Task prompt: Skip the pictures. Transcribe the rest of the data below without changing a word.

Provided data:
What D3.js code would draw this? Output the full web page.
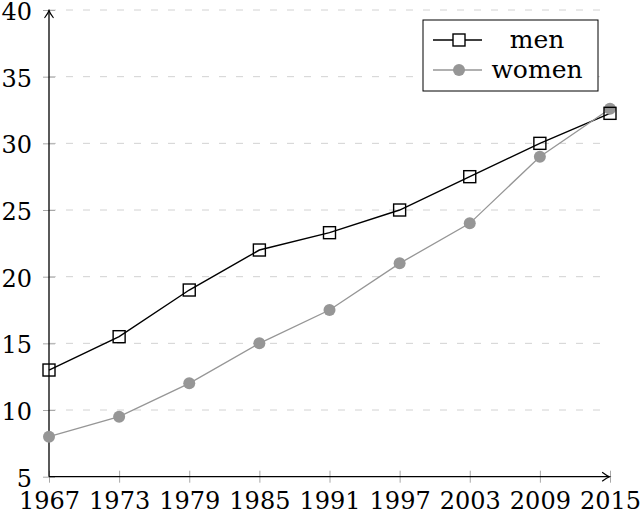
<!DOCTYPE html>
<html>
<head>
<meta charset="utf-8">
<script src="https://cdn.jsdelivr.net/npm/d3@7"></script>
<style>
  body { margin: 0; background: #fff; }
  svg text { font-family: "DejaVu Serif", serif; }
</style>
</head>
<body>
<svg id="chart"></svg>
<script>
// data
const years = [1967, 1973, 1979, 1985, 1991, 1997, 2003, 2009, 2015];
const men = [13, 15.5, 19, 22, 23.3, 25, 27.5, 30, 32.25];
const women = [8, 9.5, 12, 15, 17.5, 21, 24, 29, 32.6];
const yTicks = [5, 10, 15, 20, 25, 30, 35, 40];
const seriesNames = ['men', 'women'];

const w = 640, h = 515;
const margin = { top: 10, right: 30, bottom: 38.3, left: 49 };
const serif = '"DejaVu Serif", serif';
const fs = 24;

const svg = d3.select('#chart').attr('width', w).attr('height', h);

const x = d3.scaleLinear().domain([1967, 2015]).range([margin.left, w - margin.right]);
const y = d3.scaleLinear().domain([5, 40]).range([h - margin.bottom, margin.top]);

// arrow head for the axis lines
svg.append('defs').append('marker')
  .attr('id', 'arrow')
  .attr('viewBox', '-10 -6 12 12')
  .attr('refX', 0).attr('refY', 0)
  .attr('markerWidth', 12).attr('markerHeight', 12)
  .attr('markerUnits', 'userSpaceOnUse')
  .attr('orient', 'auto')
  .append('path')
  .attr('d', 'M-7,-4.2 Q-2.5,-0.8 0,0 Q-2.5,0.8 -7,4.2')
  .attr('fill', 'none')
  .attr('stroke', '#000')
  .attr('stroke-width', 1.2)
  .attr('stroke-linecap', 'round');

// dashed grid
svg.append('g').attr('class', 'grid')
  .selectAll('line').data(yTicks.filter(d => d > 5)).join('line')
  .attr('x1', x(1967)).attr('x2', x(2015))
  .attr('y1', d => y(d)).attr('y2', d => y(d))
  .attr('stroke', '#d2d2d2')
  .attr('stroke-width', 1)
  .attr('stroke-dasharray', '7,10');

// x axis
const xAxis = svg.append('g')
  .attr('transform', `translate(0, ${y(5)})`)
  .call(d3.axisBottom(x).tickValues(years).tickFormat(d3.format('d')).tickSize(6).tickPadding(9));
xAxis.attr('font-family', serif);
xAxis.select('.domain').remove();
xAxis.selectAll('.tick line').attr('y1', -6).attr('y2', 6).attr('stroke', '#a8a8a8');
xAxis.selectAll('.tick text').attr('font-size', fs).attr('fill', '#000');

// y axis
const yAxis = svg.append('g')
  .attr('transform', `translate(${x(1967)}, 0)`)
  .call(d3.axisLeft(y).tickValues(yTicks).tickSize(6).tickPadding(11));
yAxis.attr('font-family', serif);
yAxis.select('.domain').remove();
yAxis.selectAll('.tick line').attr('x1', -6).attr('x2', 6).attr('stroke', '#a8a8a8');
yAxis.selectAll('.tick text').attr('font-size', fs).attr('fill', '#000').attr('dy', '0.4em');

// axis lines with arrows
svg.append('line')
  .attr('x1', x(1967)).attr('x2', x(2015) - 0.5)
  .attr('y1', y(5)).attr('y2', y(5))
  .attr('stroke', '#000').attr('stroke-width', 1.3)
  .attr('marker-end', 'url(#arrow)');
svg.append('line')
  .attr('x1', x(1967)).attr('x2', x(1967))
  .attr('y1', y(5)).attr('y2', y(40) + 0.5)
  .attr('stroke', '#000').attr('stroke-width', 1.3)
  .attr('marker-end', 'url(#arrow)');

const lineGen = d3.line().x(d => x(d[0])).y(d => y(d[1]));
const menPts = years.map((yr, i) => [yr, men[i]]);
const womenPts = years.map((yr, i) => [yr, women[i]]);

// men series
svg.append('path')
  .datum(menPts)
  .attr('d', lineGen)
  .attr('fill', 'none')
  .attr('stroke', '#000')
  .attr('stroke-width', 1.4);

// women series
svg.append('path')
  .datum(womenPts)
  .attr('d', lineGen)
  .attr('fill', 'none')
  .attr('stroke', '#969696')
  .attr('stroke-width', 1.3);

svg.append('g').selectAll('circle').data(womenPts).join('circle')
  .attr('cx', d => x(d[0]))
  .attr('cy', d => y(d[1]))
  .attr('r', 6)
  .attr('fill', '#969696');

svg.append('g').selectAll('rect').data(menPts).join('rect')
  .attr('x', d => x(d[0]) - 6)
  .attr('y', d => y(d[1]) - 6)
  .attr('width', 12).attr('height', 12)
  .attr('fill', 'none')
  .attr('stroke', '#000')
  .attr('stroke-width', 1.4);

// legend
const legend = svg.append('g').attr('transform', 'translate(423, 20)');
legend.append('rect')
  .attr('width', 175).attr('height', 71)
  .attr('fill', '#fff')
  .attr('stroke', '#000')
  .attr('stroke-width', 1);

const legendItems = legend.selectAll('.legend-items').data(seriesNames).join('g')
  .attr('class', 'legend-items')
  .attr('transform', (d, i) => `translate(0, ${20 + i * 30})`);

legendItems.append('line')
  .attr('x1', 10).attr('x2', 59)
  .attr('stroke', d => d === 'men' ? '#000' : '#969696')
  .attr('stroke-width', d => d === 'men' ? 1.4 : 1.3);

legendItems.filter(d => d === 'men').append('rect')
  .attr('x', 36 - 6).attr('y', -6)
  .attr('width', 12).attr('height', 12)
  .attr('fill', '#fff')
  .attr('stroke', '#000')
  .attr('stroke-width', 1.4);

legendItems.filter(d => d === 'women').append('circle')
  .attr('cx', 36).attr('r', 6)
  .attr('fill', '#969696');

legendItems.append('text')
  .attr('x', 114)
  .attr('y', 0)
  .attr('dy', '0.32em')
  .attr('text-anchor', 'middle')
  .attr('font-family', serif)
  .attr('font-size', 25)
  .text(d => d);
</script>
</body>
</html>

Result for this exercise:
What D3.js code would draw this? Output the full web page.
<!DOCTYPE html>
<html>
<head>
<meta charset="utf-8">
<script src="https://cdn.jsdelivr.net/npm/d3@7"></script>
<style>
  body { margin: 0; background: #fff; }
  svg text { font-family: "DejaVu Serif", serif; }
</style>
</head>
<body>
<svg id="chart"></svg>
<script>
// data
const years = [1967, 1973, 1979, 1985, 1991, 1997, 2003, 2009, 2015];
const men = [13, 15.5, 19, 22, 23.3, 25, 27.5, 30, 32.25];
const women = [8, 9.5, 12, 15, 17.5, 21, 24, 29, 32.6];
const yTicks = [5, 10, 15, 20, 25, 30, 35, 40];
const seriesNames = ['men', 'women'];

const w = 640, h = 515;
const margin = { top: 10, right: 30, bottom: 38.3, left: 49 };
const serif = '"DejaVu Serif", serif';
const fs = 24;

const svg = d3.select('#chart').attr('width', w).attr('height', h);

const x = d3.scaleLinear().domain([1967, 2015]).range([margin.left, w - margin.right]);
const y = d3.scaleLinear().domain([5, 40]).range([h - margin.bottom, margin.top]);

// arrow head for the axis lines
svg.append('defs').append('marker')
  .attr('id', 'arrow')
  .attr('viewBox', '-10 -6 12 12')
  .attr('refX', 0).attr('refY', 0)
  .attr('markerWidth', 12).attr('markerHeight', 12)
  .attr('markerUnits', 'userSpaceOnUse')
  .attr('orient', 'auto')
  .append('path')
  .attr('d', 'M-7,-4.2 Q-2.5,-0.8 0,0 Q-2.5,0.8 -7,4.2')
  .attr('fill', 'none')
  .attr('stroke', '#000')
  .attr('stroke-width', 1.2)
  .attr('stroke-linecap', 'round');

// dashed grid
svg.append('g').attr('class', 'grid')
  .selectAll('line').data(yTicks.filter(d => d > 5)).join('line')
  .attr('x1', x(1967)).attr('x2', x(2015))
  .attr('y1', d => y(d)).attr('y2', d => y(d))
  .attr('stroke', '#d2d2d2')
  .attr('stroke-width', 1)
  .attr('stroke-dasharray', '7,10');

// x axis
const xAxis = svg.append('g')
  .attr('transform', `translate(0, ${y(5)})`)
  .call(d3.axisBottom(x).tickValues(years).tickFormat(d3.format('d')).tickSize(6).tickPadding(9));
xAxis.attr('font-family', serif);
xAxis.select('.domain').remove();
xAxis.selectAll('.tick line').attr('y1', -6).attr('y2', 6).attr('stroke', '#a8a8a8');
xAxis.selectAll('.tick text').attr('font-size', fs).attr('fill', '#000');

// y axis
const yAxis = svg.append('g')
  .attr('transform', `translate(${x(1967)}, 0)`)
  .call(d3.axisLeft(y).tickValues(yTicks).tickSize(6).tickPadding(11));
yAxis.attr('font-family', serif);
yAxis.select('.domain').remove();
yAxis.selectAll('.tick line').attr('x1', -6).attr('x2', 6).attr('stroke', '#a8a8a8');
yAxis.selectAll('.tick text').attr('font-size', fs).attr('fill', '#000').attr('dy', '0.4em');

// axis lines with arrows
svg.append('line')
  .attr('x1', x(1967)).attr('x2', x(2015) - 0.5)
  .attr('y1', y(5)).attr('y2', y(5))
  .attr('stroke', '#000').attr('stroke-width', 1.3)
  .attr('marker-end', 'url(#arrow)');
svg.append('line')
  .attr('x1', x(1967)).attr('x2', x(1967))
  .attr('y1', y(5)).attr('y2', y(40) + 0.5)
  .attr('stroke', '#000').attr('stroke-width', 1.3)
  .attr('marker-end', 'url(#arrow)');

const lineGen = d3.line().x(d => x(d[0])).y(d => y(d[1]));
const menPts = years.map((yr, i) => [yr, men[i]]);
const womenPts = years.map((yr, i) => [yr, women[i]]);

// men series
svg.append('path')
  .datum(menPts)
  .attr('d', lineGen)
  .attr('fill', 'none')
  .attr('stroke', '#000')
  .attr('stroke-width', 1.4);

// women series
svg.append('path')
  .datum(womenPts)
  .attr('d', lineGen)
  .attr('fill', 'none')
  .attr('stroke', '#969696')
  .attr('stroke-width', 1.3);

svg.append('g').selectAll('circle').data(womenPts).join('circle')
  .attr('cx', d => x(d[0]))
  .attr('cy', d => y(d[1]))
  .attr('r', 6)
  .attr('fill', '#969696');

svg.append('g').selectAll('rect').data(menPts).join('rect')
  .attr('x', d => x(d[0]) - 6)
  .attr('y', d => y(d[1]) - 6)
  .attr('width', 12).attr('height', 12)
  .attr('fill', 'none')
  .attr('stroke', '#000')
  .attr('stroke-width', 1.4);

// legend
const legend = svg.append('g').attr('transform', 'translate(423, 20)');
legend.append('rect')
  .attr('width', 175).attr('height', 71)
  .attr('fill', '#fff')
  .attr('stroke', '#000')
  .attr('stroke-width', 1);

const legendItems = legend.selectAll('.legend-items').data(seriesNames).join('g')
  .attr('class', 'legend-items')
  .attr('transform', (d, i) => `translate(0, ${20 + i * 30})`);

legendItems.append('line')
  .attr('x1', 10).attr('x2', 59)
  .attr('stroke', d => d === 'men' ? '#000' : '#969696')
  .attr('stroke-width', d => d === 'men' ? 1.4 : 1.3);

legendItems.filter(d => d === 'men').append('rect')
  .attr('x', 36 - 6).attr('y', -6)
  .attr('width', 12).attr('height', 12)
  .attr('fill', '#fff')
  .attr('stroke', '#000')
  .attr('stroke-width', 1.4);

legendItems.filter(d => d === 'women').append('circle')
  .attr('cx', 36).attr('r', 6)
  .attr('fill', '#969696');

legendItems.append('text')
  .attr('x', 114)
  .attr('y', 0)
  .attr('dy', '0.32em')
  .attr('text-anchor', 'middle')
  .attr('font-family', serif)
  .attr('font-size', 25)
  .text(d => d);
</script>
</body>
</html>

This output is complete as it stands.